Coming to theatres today, Friday, April 6:
ACORN AND THE FIRESTORM

Directors:
Reuben Atlas and Sam Pollard

Premiere:
Tribeca 2017

Select Festivals:
AFI Docs, Montclair, Traverse City, Indie Memphis, Cucalorus, St Louis, Milwaukee, Napa Valley

About:
An exploration of the manufactured controversy that led to the downfall of a powerful community-based advocacy group.

During the 2008 US Presidential election, John McCain called into question the activities of ACORN (Association of Community Organizations for Reform Now) and Barack Obama’s connection to the group, suggesting in hyperbolic terms that they were engaged in voter fraud. The next year, Hannah Giles and James O’Keefe, a pair of “concerned citizens” purported to catch ACORN employees on hidden camera abetting their plans involving tax evasion and human trafficking, supposedly while dressed as a stereotypical flashy pimp and prostitute.

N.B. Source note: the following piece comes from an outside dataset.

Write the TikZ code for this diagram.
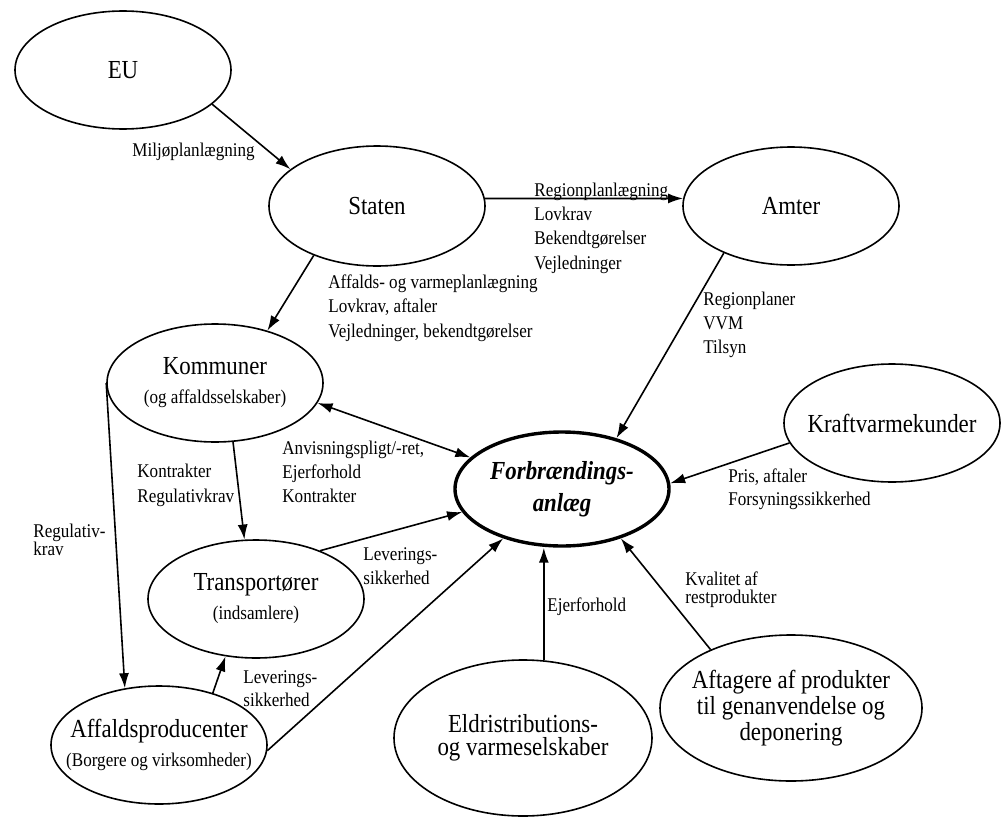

The media had a field day with their videos, the government raced to defund them, and private funders followed suit, leading to the dissolution of the organization by 2010. Atlas and Pollard’s enraging but not always fully focused film covers this scandal, revealing how quickly and unquestioningly O’Keefe and Giles’ dubious claims were accepted, and the reality of how the pair manipulated editing and flat out lied about the particulars of their sting operation – as well as the forty years of positive, effective change and empowerment that ACORN fostered. Importantly, they link the scandal to the emergence of what would become the alt right, but this is an area that could have received more attention.